[Start]

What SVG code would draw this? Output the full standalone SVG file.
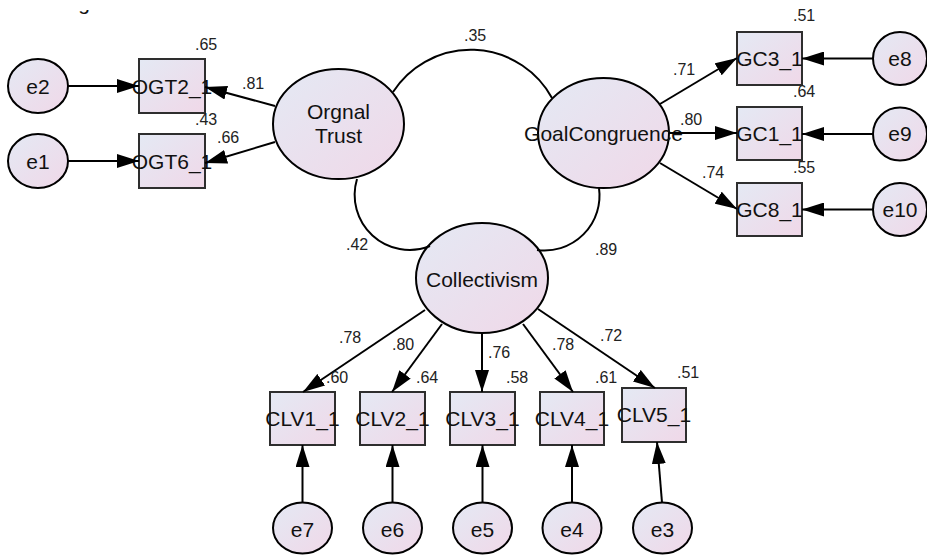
<svg xmlns="http://www.w3.org/2000/svg" width="927" height="557" viewBox="0 0 927 557">
<defs>
<linearGradient id="g" x1="0" y1="0" x2="1" y2="1">
<stop offset="0" stop-color="#e4e9f4"/>
<stop offset="1" stop-color="#f0d8e8"/>
</linearGradient>
<marker id="ah" viewBox="0 0 22 14" refX="22" refY="7" markerWidth="22" markerHeight="14" markerUnits="userSpaceOnUse" orient="auto">
<path d="M0,0 L22,7 L0,14 z" fill="#000"/>
</marker>
<clipPath id="cut"><rect x="0" y="10" width="200" height="20"/></clipPath>
</defs>
<style>
.n{fill:url(#g);stroke:#000;stroke-width:2}
.b{fill:url(#g);stroke:#2e2e2e;stroke-width:2}
.t{font-family:"Liberation Sans",Arial,sans-serif;font-size:21px;text-anchor:middle;fill:#111}
.l{font-family:"Liberation Sans",Arial,sans-serif;font-size:16px;fill:#222}
.c{fill:none;stroke:#000;stroke-width:2}
.a{fill:none;stroke:#000;stroke-width:2;marker-end:url(#ah)}
</style>
<rect width="927" height="557" fill="#fff"/>
<text class="t" x="84" y="9.5" font-size="26" clip-path="url(#cut)">g</text>

<g id="nodes">
<g id="e2"><ellipse class="n" cx="38" cy="86" rx="30" ry="27"/><text class="t" x="38" y="93.5">e2</text></g>
<g id="e1"><ellipse class="n" cx="38" cy="161" rx="30" ry="27"/><text class="t" x="38" y="168.5">e1</text></g>
<g id="OGT2_1"><rect class="b" x="139" y="59" width="66" height="54"/><text class="t" x="172" y="94">OGT2_1</text></g>
<g id="OGT6_1"><rect class="b" x="139" y="134" width="66" height="54"/><text class="t" x="172" y="168.5">OGT6_1</text></g>
<g id="OrgnalTrust"><ellipse class="n" cx="338.5" cy="124" rx="65.5" ry="55"/><text class="t" x="338.5" y="119">Orgnal</text><text class="t" x="338.5" y="142.5">Trust</text></g>
<g id="GoalCongruence"><ellipse class="n" cx="603.5" cy="133" rx="65.5" ry="55"/><text class="t" x="603.5" y="140.5">GoalCongruence</text></g>
<g id="Collectivism"><ellipse class="n" cx="482" cy="278" rx="66" ry="55"/><text class="t" x="482" y="286.5">Collectivism</text></g>
<g id="GC3_1"><rect class="b" x="737" y="32" width="65" height="53"/><text class="t" x="769.5" y="65.5">GC3_1</text></g>
<g id="GC1_1"><rect class="b" x="737" y="107" width="65" height="53"/><text class="t" x="769.5" y="140.5">GC1_1</text></g>
<g id="GC8_1"><rect class="b" x="737" y="183" width="65" height="53"/><text class="t" x="769.5" y="216.5">GC8_1</text></g>
<g id="e8"><ellipse class="n" cx="900" cy="58.5" rx="27" ry="26.5"/><text class="t" x="900" y="65.5">e8</text></g>
<g id="e9"><ellipse class="n" cx="900" cy="134" rx="27" ry="26.5"/><text class="t" x="900" y="141">e9</text></g>
<g id="e10"><ellipse class="n" cx="900" cy="209.5" rx="27" ry="26.5"/><text class="t" x="900" y="216.5">e10</text></g>
<g id="CLV1_1"><rect class="b" x="270" y="392" width="65" height="53"/><text class="t" x="302.5" y="426">CLV1_1</text></g>
<g id="CLV2_1"><rect class="b" x="360" y="392" width="65" height="53"/><text class="t" x="392.5" y="426">CLV2_1</text></g>
<g id="CLV3_1"><rect class="b" x="450" y="392" width="65" height="53"/><text class="t" x="482.5" y="426">CLV3_1</text></g>
<g id="CLV4_1"><rect class="b" x="540" y="392" width="64" height="53"/><text class="t" x="572" y="426">CLV4_1</text></g>
<g id="CLV5_1"><rect class="b" x="622" y="388" width="64" height="54"/><text class="t" x="654" y="421.5">CLV5_1</text></g>
<g id="e7"><ellipse class="n" cx="302.5" cy="528" rx="29.5" ry="25.5"/><text class="t" x="302.5" y="537">e7</text></g>
<g id="e6"><ellipse class="n" cx="392.5" cy="528" rx="29.5" ry="25.5"/><text class="t" x="392.5" y="537">e6</text></g>
<g id="e5"><ellipse class="n" cx="482.5" cy="528" rx="29.5" ry="25.5"/><text class="t" x="482.5" y="537">e5</text></g>
<g id="e4"><ellipse class="n" cx="572" cy="528" rx="29.5" ry="25.5"/><text class="t" x="572" y="537">e4</text></g>
<g id="e3"><ellipse class="n" cx="662.5" cy="528" rx="29.5" ry="25.5"/><text class="t" x="662.5" y="537">e3</text></g>
</g>

<g id="connectors">
<path class="c" d="M393,92 A92.6,92.6 0 0 1 552,98"/>
<path class="c" d="M357,179 A55,55 0 0 0 430,246"/>
<path class="c" d="M599,188 A55,55 0 0 1 537,250"/>
<path class="a" d="M68,86 L139,86"/>
<path class="a" d="M68,161 L139,161"/>
<path class="a" d="M275,106 L205,87"/>
<path class="a" d="M275,142 L205,163"/>
<path class="a" d="M660,104 L737,58"/>
<path class="a" d="M669,133 L737,133"/>
<path class="a" d="M660,163 L737,209"/>
<path class="a" d="M873,58.5 L802,58.5"/>
<path class="a" d="M873,134 L802,134"/>
<path class="a" d="M873,209.5 L802,209.5"/>
<path class="a" d="M425,310 L303,392"/>
<path class="a" d="M442,324 L392,392"/>
<path class="a" d="M482,333 L482,392"/>
<path class="a" d="M523,324 L573,392"/>
<path class="a" d="M538,309 L655,388"/>
<path class="a" d="M302.5,502.5 L302.5,445"/>
<path class="a" d="M392.5,502.5 L392.5,445"/>
<path class="a" d="M482.5,502.5 L482.5,445"/>
<path class="a" d="M572,502.5 L572,445"/>
<path class="a" d="M662,502.5 L657,442"/>
</g>

<g id="labels">
<text class="l" x="195" y="50">.65</text>
<text class="l" x="195" y="125">.43</text>
<text class="l" x="242" y="89">.81</text>
<text class="l" x="217" y="143">.66</text>
<text class="l" x="464" y="41">.35</text>
<text class="l" x="346" y="250">.42</text>
<text class="l" x="595" y="255">.89</text>
<text class="l" x="793" y="21">.51</text>
<text class="l" x="793" y="97">.64</text>
<text class="l" x="793" y="173">.55</text>
<text class="l" x="673" y="75">.71</text>
<text class="l" x="680" y="125">.80</text>
<text class="l" x="702" y="178">.74</text>
<text class="l" x="339" y="343">.78</text>
<text class="l" x="392" y="350">.80</text>
<text class="l" x="488" y="358">.76</text>
<text class="l" x="552" y="350">.78</text>
<text class="l" x="600" y="341">.72</text>
<text class="l" x="326" y="383">.60</text>
<text class="l" x="416" y="383">.64</text>
<text class="l" x="506" y="383">.58</text>
<text class="l" x="595" y="383">.61</text>
<text class="l" x="677" y="378">.51</text>
</g>
</svg>
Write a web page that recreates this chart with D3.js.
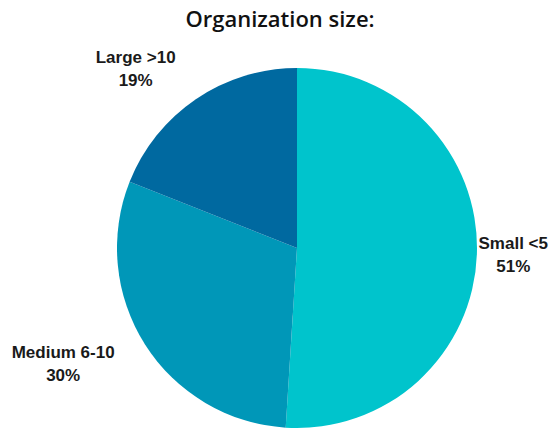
<!DOCTYPE html>
<html>
<head>
<meta charset="utf-8">
<script src="https://cdn.jsdelivr.net/npm/d3@7"></script>
<style>
  body { margin: 0; background: #fff; }
</style>
</head>
<body>
<div id="chart"></div>
<script>
// Data
const categories = ["Small <5", "Medium 6-10", "Large >10"];
const values = [51, 30, 19];
const colors = ["#00c4cc", "#0097b8", "#0069a0"];

const width = 550, height = 430;
const cx = 297, cy = 248, radius = 180;

const svg = d3.select("#chart")
    .append("svg")
    .attr("width", width)
    .attr("height", height);

// Title
svg.append("text")
    .attr("x", 280)
    .attr("y", 27)
    .attr("text-anchor", "middle")
    .style("font-family", "'Open Sans', sans-serif")
    .style("font-weight", 600)
    .style("font-size", "22px")
    .style("fill", "#111")
    .text("Organization size:");

const data = categories.map((c, i) => ({ name: c, value: values[i], color: colors[i] }));

const pie = d3.pie().sort(null).value(d => d.value);
const arc = d3.arc().innerRadius(0).outerRadius(radius);
const labelArc = d3.arc().innerRadius(radius * 1.2).outerRadius(radius * 1.2);

const g = svg.append("g").attr("transform", `translate(${cx},${cy})`);

const arcs = pie(data);

g.selectAll("path.slice")
    .data(arcs)
    .enter()
    .append("path")
    .attr("class", "slice")
    .attr("d", arc)
    .attr("fill", d => d.data.color);

// Labels: anchored outside the slice, pulled in if they would leave the canvas
const labels = g.selectAll("text.label")
    .data(arcs)
    .enter()
    .append("text")
    .attr("class", "label")
    .style("font-family", "'Liberation Sans', Arial, sans-serif")
    .style("font-weight", "bold")
    .style("font-size", "17px")
    .style("fill", "#1a1a1a")
    .attr("text-anchor", "middle");

labels.append("tspan")
    .attr("class", "l1")
    .attr("x", 0).attr("y", 0)
    .text(d => d.data.name);
labels.append("tspan")
    .attr("class", "l2")
    .attr("x", 0).attr("y", 23)
    .text(d => d.data.value + "%");

labels.each(function(d) {
    const t = d3.select(this);
    const w = this.getBBox().width;
    let [x, y] = labelArc.centroid(d);
    const mid = (d.startAngle + d.endAngle) / 2;
    // shift the block outward horizontally
    x += Math.sin(mid) >= 0 ? w / 2 : -w / 2;
    // keep inside the canvas
    const maxX = width - 2 - cx - w / 2;
    const minX = 2 - cx + w / 2;
    x = Math.max(minX, Math.min(maxX, x));
    t.selectAll("tspan").attr("x", x);
    t.select(".l1").attr("y", y - 6);
    t.select(".l2").attr("y", y + 17);
});
</script>
</body>
</html>
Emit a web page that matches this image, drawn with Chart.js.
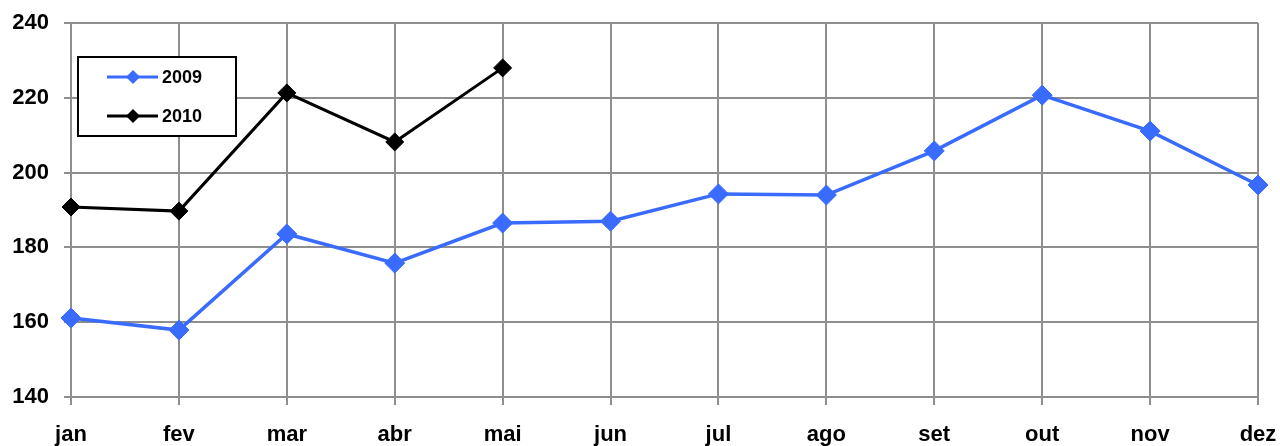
<!DOCTYPE html>
<html>
<head>
<meta charset="utf-8">
<script src="https://cdn.jsdelivr.net/npm/chart.js@4/dist/chart.umd.min.js"></script>
<style>
  html, body { margin: 0; padding: 0; background: #fff; }
  #wrap { width: 1280px; height: 446px; }
</style>
</head>
<body>
<div id="wrap"><canvas id="myChart" width="1280" height="446"></canvas></div>
<script>
// Data
const months = ['jan', 'fev', 'mar', 'abr', 'mai', 'jun', 'jul', 'ago', 'set', 'out', 'nov', 'dez'];
const values2009 = [161.1, 157.9, 183.6, 175.8, 186.5, 187.0, 194.3, 194.0, 205.8, 220.7, 211.1, 196.7];
const values2010 = [190.8, 189.7, 221.3, 208.2, 228.0, null, null, null, null, null, null, null];
const yTicks = [140, 160, 180, 200, 220, 240];

const BLUE = '#3a6bff';
const GRID = '#8e8e8e';
const FONT = '"Liberation Sans", Arial, sans-serif';

// Legend box drawn inside the plot, like the original
const boxLegend = {
  id: 'boxLegend',
  afterDraw(chart) {
    const ctx = chart.ctx;
    ctx.save();
    ctx.lineWidth = 2;
    ctx.strokeStyle = '#000';
    ctx.fillStyle = '#fff';
    ctx.fillRect(78, 57, 158, 79);
    ctx.strokeRect(78, 57, 158, 79);
    const rows = [{ y: 77, ds: chart.data.datasets[0] }, { y: 116, ds: chart.data.datasets[1] }];
    rows.forEach(r => {
      ctx.strokeStyle = r.ds.borderColor;
      ctx.lineWidth = 3;
      ctx.beginPath();
      ctx.moveTo(107, r.y);
      ctx.lineTo(158, r.y);
      ctx.stroke();
      ctx.fillStyle = r.ds.pointBackgroundColor;
      ctx.beginPath();
      ctx.moveTo(133, r.y - 7);
      ctx.lineTo(140, r.y);
      ctx.lineTo(133, r.y + 7);
      ctx.lineTo(126, r.y);
      ctx.closePath();
      ctx.fill();
      ctx.fillStyle = '#000';
      ctx.font = 'bold 18px ' + FONT;
      ctx.textBaseline = 'middle';
      ctx.textAlign = 'left';
      ctx.fillText(r.ds.label, 162, r.y + 1);
    });
    ctx.restore();
  }
};

const ctx = document.getElementById('myChart').getContext('2d');
new Chart(ctx, {
  type: 'line',
  data: {
    labels: months,
    datasets: [
      {
        label: '2009',
        data: values2009,
        borderColor: BLUE,
        backgroundColor: BLUE,
        pointBackgroundColor: BLUE,
        pointBorderColor: BLUE,
        borderWidth: 3.5,
        pointStyle: 'rectRot',
        pointRadius: 10,
        pointBorderWidth: 1,
        tension: 0,
      },
      {
        label: '2010',
        data: values2010,
        borderColor: '#000',
        backgroundColor: '#000',
        pointBackgroundColor: '#000',
        pointBorderColor: '#000',
        borderWidth: 3,
        pointStyle: 'rectRot',
        pointRadius: 9,
        pointBorderWidth: 1,
        tension: 0,
        spanGaps: false,
      }
    ]
  },
  options: {
    responsive: false,
    animation: false,
    layout: { padding: { top: 23, right: 22, left: 0, bottom: 0 } },
    plugins: { legend: { display: false }, tooltip: { enabled: false } },
    scales: {
      x: {
        offset: false,
        grid: { color: GRID, lineWidth: 2, tickLength: 8, drawTicks: true },
        border: { color: GRID, width: 2 },
        ticks: {
          color: '#000',
          padding: 17,
          maxRotation: 0,
          autoSkip: false,
          font: { family: FONT, size: 22, weight: 'bold' }
        },
        afterFit(scale) {
          scale.height = 49;
          scale.paddingLeft = 0;
          scale.paddingRight = 0;
        }
      },
      y: {
        min: 140,
        max: 240,
        afterBuildTicks(scale) { scale.ticks = yTicks.map(v => ({ value: v })); },
        grid: { color: GRID, lineWidth: 2, tickLength: 7 },
        border: { color: GRID, width: 2 },
        ticks: {
          color: '#000',
          padding: 15,
          font: { family: FONT, size: 22, weight: 'bold' }
        },
        afterFit(scale) {
          scale.width = 71;
          scale.paddingTop = 0;
          scale.paddingBottom = 0;
        }
      }
    }
  },
  plugins: [boxLegend]
});
</script>
</body>
</html>
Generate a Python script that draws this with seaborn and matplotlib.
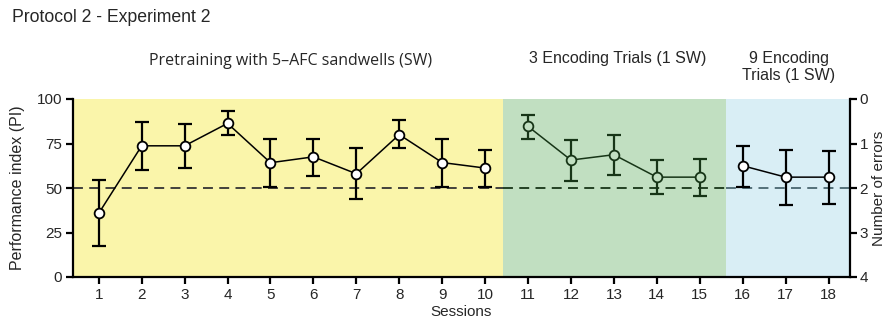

[End]

- _THE TASK_
Output a single number: how many lines contain the word "page".

- _TASK ANSWER_
2